The deep squatting posture can be described as a sitting posture with ankle dorsiflexion, knee flexion, and hip flexion24). In this study, there was no statistically significant difference in the results from deep squat assessment of COP path length, velocity, and area 95 in healthy subjects and those with CAI. When deep squat assessment of the FMS, any of the criteria for a score of three are not achieved, performing the test with the board from the described FMS kit (2 inch) under the heels. Because of this influence, when removing the kit and to the assessment would have seemed the differences between the two groups. However, when there is no kit, lifting the heel higher than the full squatting position is known to shift the center of mass forward and the whole body is adjusted through segmental linkage coordination. When the heel was raised, this postural adjustment made stability critical. The tip-toe squatting condition places the center of pressure within a small area of the base of support (BOS), and the BOS length may influence subjects’ ability to perform the squat movement25).

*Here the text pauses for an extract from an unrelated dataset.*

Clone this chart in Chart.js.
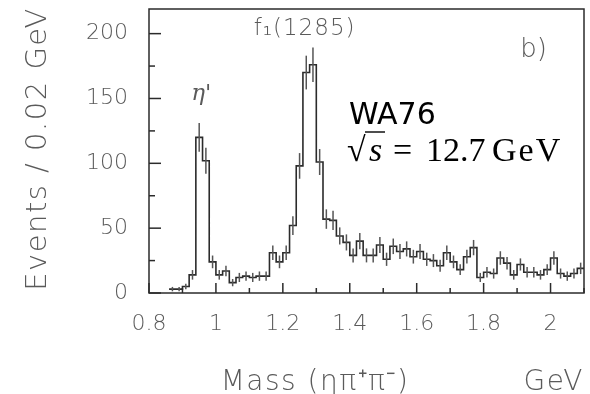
<!DOCTYPE html>
<html>
<head>
<meta charset="utf-8">
<script src="https://cdn.jsdelivr.net/npm/chart.js@4.4.1/dist/chart.umd.min.js"></script>
<style>
  html, body { margin: 0; padding: 0; background: #fff; }
  #wrap { width: 590px; height: 394px; }
</style>
</head>
<body>
<div id="wrap"><canvas id="canvas" width="590" height="394"></canvas></div>
<script>
// bin low edges (GeV), 0.02 GeV bins
const massBins = [
  0.86, 0.88, 0.90, 0.92, 0.94, 0.96, 0.98, 1.00, 1.02, 1.04,
  1.06, 1.08, 1.10, 1.12, 1.14, 1.16, 1.18, 1.20, 1.22, 1.24,
  1.26, 1.28, 1.30, 1.32, 1.34, 1.36, 1.38, 1.40, 1.42, 1.44,
  1.46, 1.48, 1.50, 1.52, 1.54, 1.56, 1.58, 1.60, 1.62, 1.64,
  1.66, 1.68, 1.70, 1.72, 1.74, 1.76, 1.78, 1.80, 1.82, 1.84,
  1.86, 1.88, 1.90, 1.92, 1.94, 1.96, 1.98, 2.00, 2.02, 2.04,
  2.06, 2.08
];
const lastEdge = 2.10;

const counts = [
  3, 3, 5, 14, 120, 102, 24, 14, 17, 8,
  12, 13, 12, 13, 13, 31, 24, 31, 52, 98,
  170, 176, 101, 57, 56, 44, 39, 29, 40, 29,
  29, 37, 26, 36, 32, 34, 28, 32, 26, 25,
  21, 31, 24, 18, 28, 35, 12, 16, 15, 27,
  23, 14, 22, 16, 16, 14, 18, 27, 15, 13,
  15, 19
];

const errors = [
  1.7, 1.7, 2.2, 3.7, 11, 10, 4.9, 3.7, 4.1, 2.8,
  3.5, 3.6, 3.5, 3.6, 3.6, 5.6, 4.9, 5.6, 7.2, 9.9,
  13, 13.3, 10, 7.5, 7.5, 6.6, 6.2, 5.4, 6.3, 5.4,
  5.4, 6.1, 5.1, 6, 5.7, 5.8, 5.3, 5.7, 5.1, 5,
  4.6, 5.6, 4.9, 4.2, 5.3, 5.9, 3.5, 4, 3.9, 5.2,
  4.8, 3.7, 4.7, 4, 4, 3.7, 4.2, 5.2, 3.9, 3.6,
  3.9, 4.4
];

const xTicks = [0.8, 1, 1.2, 1.4, 1.6, 1.8, 2];
const xMinor = [0.9, 1.1, 1.3, 1.5, 1.7, 1.9, 2.1];
const yTicks = [0, 50, 100, 150, 200];
const yMinor = [25, 75, 125, 175];

const lineColor = "#2b2b2b";
const textGray = "#5a5a5a";
const lightFont = "'DejaVu Sans', 'Liberation Sans', sans-serif";

const histPoints = massBins.map((m, i) => ({ x: m, y: counts[i] }));
histPoints.push({ x: lastEdge, y: counts[counts.length - 1] });

const decorations = {
  id: "decorations",
  afterDatasetsDraw(chart) {
    const ctx = chart.ctx;
    const xs = chart.scales.x;
    const ys = chart.scales.y;
    const area = chart.chartArea;
    ctx.save();

    // error bars at bin centres
    ctx.strokeStyle = "#555";
    ctx.lineWidth = 1.5;
    massBins.forEach((m, i) => {
      const cx = xs.getPixelForValue(m + 0.01);
      ctx.beginPath();
      ctx.moveTo(cx, ys.getPixelForValue(counts[i] - errors[i]));
      ctx.lineTo(cx, ys.getPixelForValue(counts[i] + errors[i]));
      ctx.stroke();
    });

    // inward tick marks
    ctx.strokeStyle = lineColor;
    ctx.lineWidth = 1.5;
    xTicks.forEach((v) => {
      const px = xs.getPixelForValue(v);
      ctx.beginPath();
      ctx.moveTo(px, area.bottom);
      ctx.lineTo(px, area.bottom - 10);
      ctx.stroke();
    });
    xMinor.forEach((v) => {
      const px = xs.getPixelForValue(v);
      ctx.beginPath();
      ctx.moveTo(px, area.bottom);
      ctx.lineTo(px, area.bottom - 5);
      ctx.stroke();
    });
    yTicks.forEach((v) => {
      const py = ys.getPixelForValue(v);
      ctx.beginPath();
      ctx.moveTo(area.left, py);
      ctx.lineTo(area.left + 12, py);
      ctx.stroke();
    });
    yMinor.forEach((v) => {
      const py = ys.getPixelForValue(v);
      ctx.beginPath();
      ctx.moveTo(area.left, py);
      ctx.lineTo(area.left + 6, py);
      ctx.stroke();
    });

    // frame
    ctx.strokeRect(area.left, area.top, area.right - area.left, area.bottom - area.top);
    ctx.restore();
  },
  afterDraw(chart) {
    const ctx = chart.ctx;
    const xs = chart.scales.x;
    const ys = chart.scales.y;
    ctx.save();
    ctx.fillStyle = textGray;
    ctx.textBaseline = "alphabetic";

    // axis titles
    ctx.letterSpacing = "1.5px";
    ctx.font = "300 28px " + lightFont;
    ctx.textAlign = "center";
    ctx.fillText("Mass (\u03b7\u03c0\u207a\u03c0\u207b)", 315, 390);
    ctx.textAlign = "right";
    ctx.fillText("GeV", 584, 390);

    ctx.save();
    ctx.translate(46, 149);
    ctx.rotate(-Math.PI / 2);
    ctx.textAlign = "center";
    ctx.font = "300 29px " + lightFont;
    ctx.fillText("Events / 0.02 GeV", 0, 0);
    ctx.restore();

    // peak labels
    ctx.letterSpacing = "1px";
    ctx.textAlign = "center";
    ctx.font = "300 23px " + lightFont;
    ctx.fillText("f\u2081(1285)", xs.getPixelForValue(1.265), ys.getPixelForValue(199));
    ctx.letterSpacing = "0px";
    ctx.font = "italic 23px 'DejaVu Serif', serif";
    ctx.fillText("\u03b7'", xs.getPixelForValue(0.956), ys.getPixelForValue(149));
    ctx.font = "300 26px " + lightFont;
    ctx.fillText("b)", xs.getPixelForValue(1.949), ys.getPixelForValue(182));

    // experiment label
    ctx.fillStyle = "#000";
    ctx.textAlign = "left";
    ctx.font = "30px 'DejaVu Sans', sans-serif";
    ctx.fillText("WA76", 349, 124);

    const base = 161;
    ctx.font = "34px 'Liberation Serif', serif";
    ctx.fillText("\u221a", 347, base);
    ctx.font = "italic 34px 'Liberation Serif', serif";
    ctx.fillText("s", 369, base);
    ctx.lineWidth = 1.4;
    ctx.strokeStyle = "#000";
    ctx.beginPath();
    ctx.moveTo(365, 132);
    ctx.lineTo(385, 132);
    ctx.stroke();
    ctx.font = "34px 'Liberation Serif', serif";
    ctx.fillText("=", 393, base);
    ctx.fillText("12.7", 426, base);
    ctx.letterSpacing = "2px";
    ctx.fillText("GeV", 492, base);
    ctx.restore();
  }
};

new Chart(document.getElementById("canvas").getContext("2d"), {
  type: "line",
  data: {
    datasets: [
      {
        data: histPoints,
        stepped: "before",
        borderColor: lineColor,
        borderWidth: 1.6,
        pointRadius: 0,
        fill: false,
      },
    ],
  },
  options: {
    responsive: false,
    animation: false,
    devicePixelRatio: 1,
    layout: { padding: { top: 9, right: 6, left: 0, bottom: 0 } },
    plugins: { legend: { display: false }, tooltip: { enabled: false } },
    scales: {
      x: {
        type: "linear",
        min: 0.8,
        max: 2.1,
        grid: { display: false, drawTicks: false },
        border: { display: false },
        afterBuildTicks: (scale) => {
          scale.ticks = xTicks.map((v) => ({ value: v }));
        },
        afterFit: (scale) => {
          scale.height = 101;
          scale.paddingLeft = 0;
          scale.paddingRight = 0;
        },
        ticks: {
          autoSkip: false,
          maxRotation: 0,
          padding: 18,
          color: textGray,
          font: { family: lightFont, size: 22, weight: 300 },
          callback: (v) => String(v),
        },
      },
      y: {
        type: "linear",
        min: 0,
        max: 219,
        grid: { display: false, drawTicks: false },
        border: { display: false },
        afterBuildTicks: (scale) => {
          scale.ticks = yTicks.map((v) => ({ value: v }));
        },
        afterFit: (scale) => {
          scale.width = 149;
          scale.paddingTop = 0;
          scale.paddingBottom = 0;
        },
        ticks: {
          autoSkip: false,
          padding: 21,
          color: textGray,
          font: { family: lightFont, size: 22, weight: 300 },
          callback: (v) => String(v),
        },
      },
    },
  },
  plugins: [decorations],
});
</script>
</body>
</html>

This deep Squat evaluation seems difficult to determine the difference from the subjects because the operation using all of the both limb. It is possible to evaluate the deep squat with a WBB; however, this requires precise, symmetrical positioning of the feet and precludes the assessment of individual limb COP movements. Consequently, the force under each foot is typically measured independently, which requires a WBB26). Regardless of the lower extremity muscle activation pattern, these data suggest that supraspinal aspects of motor control are susceptible to CAI.

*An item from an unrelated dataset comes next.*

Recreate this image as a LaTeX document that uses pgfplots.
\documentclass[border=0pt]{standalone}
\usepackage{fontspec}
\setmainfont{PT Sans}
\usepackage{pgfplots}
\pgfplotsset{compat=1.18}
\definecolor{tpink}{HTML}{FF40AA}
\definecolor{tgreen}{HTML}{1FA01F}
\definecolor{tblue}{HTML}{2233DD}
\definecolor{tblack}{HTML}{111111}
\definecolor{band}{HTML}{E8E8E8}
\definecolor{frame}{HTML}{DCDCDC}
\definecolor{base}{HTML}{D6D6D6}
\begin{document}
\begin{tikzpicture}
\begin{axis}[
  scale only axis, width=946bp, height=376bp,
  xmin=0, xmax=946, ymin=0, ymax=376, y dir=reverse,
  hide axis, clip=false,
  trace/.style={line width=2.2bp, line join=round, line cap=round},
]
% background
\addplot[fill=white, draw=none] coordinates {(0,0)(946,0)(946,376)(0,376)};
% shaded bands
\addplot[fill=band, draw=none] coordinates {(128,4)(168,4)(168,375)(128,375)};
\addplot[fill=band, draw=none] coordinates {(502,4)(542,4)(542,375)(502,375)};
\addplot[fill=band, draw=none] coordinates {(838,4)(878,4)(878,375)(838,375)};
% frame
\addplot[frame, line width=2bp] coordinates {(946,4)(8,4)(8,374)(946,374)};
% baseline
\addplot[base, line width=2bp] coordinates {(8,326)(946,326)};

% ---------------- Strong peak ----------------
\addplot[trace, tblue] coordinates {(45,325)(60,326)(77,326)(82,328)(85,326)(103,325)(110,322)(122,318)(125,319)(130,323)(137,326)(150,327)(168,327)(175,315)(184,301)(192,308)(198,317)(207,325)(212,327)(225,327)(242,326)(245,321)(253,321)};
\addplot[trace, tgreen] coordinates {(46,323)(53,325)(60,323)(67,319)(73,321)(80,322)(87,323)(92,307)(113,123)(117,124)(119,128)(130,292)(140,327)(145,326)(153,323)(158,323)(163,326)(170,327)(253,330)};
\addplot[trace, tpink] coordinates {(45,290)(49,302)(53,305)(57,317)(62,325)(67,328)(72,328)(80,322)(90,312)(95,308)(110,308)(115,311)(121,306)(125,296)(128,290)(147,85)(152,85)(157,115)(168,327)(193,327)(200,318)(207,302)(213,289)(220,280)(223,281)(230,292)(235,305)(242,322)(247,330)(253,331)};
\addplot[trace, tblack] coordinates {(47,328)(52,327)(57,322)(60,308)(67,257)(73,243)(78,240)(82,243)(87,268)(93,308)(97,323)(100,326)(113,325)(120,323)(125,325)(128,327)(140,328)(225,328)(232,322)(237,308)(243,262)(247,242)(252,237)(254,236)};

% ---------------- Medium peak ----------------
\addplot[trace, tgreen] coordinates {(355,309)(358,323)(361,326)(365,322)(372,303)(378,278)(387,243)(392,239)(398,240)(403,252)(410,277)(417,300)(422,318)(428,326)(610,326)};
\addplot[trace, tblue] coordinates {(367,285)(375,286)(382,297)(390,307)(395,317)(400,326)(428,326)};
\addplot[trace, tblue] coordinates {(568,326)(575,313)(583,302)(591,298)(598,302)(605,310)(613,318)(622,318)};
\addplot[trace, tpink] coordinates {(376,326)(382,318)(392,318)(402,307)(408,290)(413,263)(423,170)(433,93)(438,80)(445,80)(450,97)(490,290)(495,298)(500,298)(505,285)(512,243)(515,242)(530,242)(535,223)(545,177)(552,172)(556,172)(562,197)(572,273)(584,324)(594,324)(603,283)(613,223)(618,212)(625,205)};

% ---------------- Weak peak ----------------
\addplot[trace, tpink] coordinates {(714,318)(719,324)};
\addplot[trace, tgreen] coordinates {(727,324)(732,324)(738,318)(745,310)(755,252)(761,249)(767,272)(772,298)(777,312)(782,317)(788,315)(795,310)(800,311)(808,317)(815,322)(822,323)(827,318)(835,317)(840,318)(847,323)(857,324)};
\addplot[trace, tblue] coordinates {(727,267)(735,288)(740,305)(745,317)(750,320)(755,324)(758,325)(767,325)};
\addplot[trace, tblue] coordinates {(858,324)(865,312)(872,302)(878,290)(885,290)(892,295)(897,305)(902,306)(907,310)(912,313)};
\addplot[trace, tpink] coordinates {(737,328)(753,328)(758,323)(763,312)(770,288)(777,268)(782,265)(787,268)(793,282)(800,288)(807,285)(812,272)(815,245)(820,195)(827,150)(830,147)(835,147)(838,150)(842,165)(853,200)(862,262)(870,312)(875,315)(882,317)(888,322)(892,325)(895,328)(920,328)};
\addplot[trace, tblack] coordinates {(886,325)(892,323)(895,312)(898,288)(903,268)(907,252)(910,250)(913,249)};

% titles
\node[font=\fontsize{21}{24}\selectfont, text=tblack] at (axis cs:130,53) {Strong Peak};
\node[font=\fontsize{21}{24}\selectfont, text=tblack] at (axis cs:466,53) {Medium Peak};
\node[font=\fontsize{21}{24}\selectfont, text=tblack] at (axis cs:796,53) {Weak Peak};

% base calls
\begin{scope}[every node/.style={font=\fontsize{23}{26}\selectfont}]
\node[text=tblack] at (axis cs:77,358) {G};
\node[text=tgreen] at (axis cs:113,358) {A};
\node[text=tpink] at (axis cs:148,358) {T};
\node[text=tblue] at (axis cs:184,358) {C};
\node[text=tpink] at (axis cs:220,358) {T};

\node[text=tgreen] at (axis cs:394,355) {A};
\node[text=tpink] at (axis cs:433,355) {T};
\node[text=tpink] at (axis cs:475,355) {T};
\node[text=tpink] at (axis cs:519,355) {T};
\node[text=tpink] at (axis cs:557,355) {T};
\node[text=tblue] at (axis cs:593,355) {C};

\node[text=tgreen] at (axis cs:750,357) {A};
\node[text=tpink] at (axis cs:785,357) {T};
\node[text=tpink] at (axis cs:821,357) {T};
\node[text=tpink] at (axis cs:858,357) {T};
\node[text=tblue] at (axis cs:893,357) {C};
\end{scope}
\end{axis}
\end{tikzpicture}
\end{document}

Significant differences in COP path length, velocity, and area 95 in the hurdle step with the affected lower extremity were identified as significant predictors of CAI patients and thus decreased postural stability compared with that of normal subjects. These findings help elucidate the factors contributing to CAI and may be helpful in the development of methods of preventing and treating CAI. The limitations of this study include the relatively small groups. Future research should study other functional movements.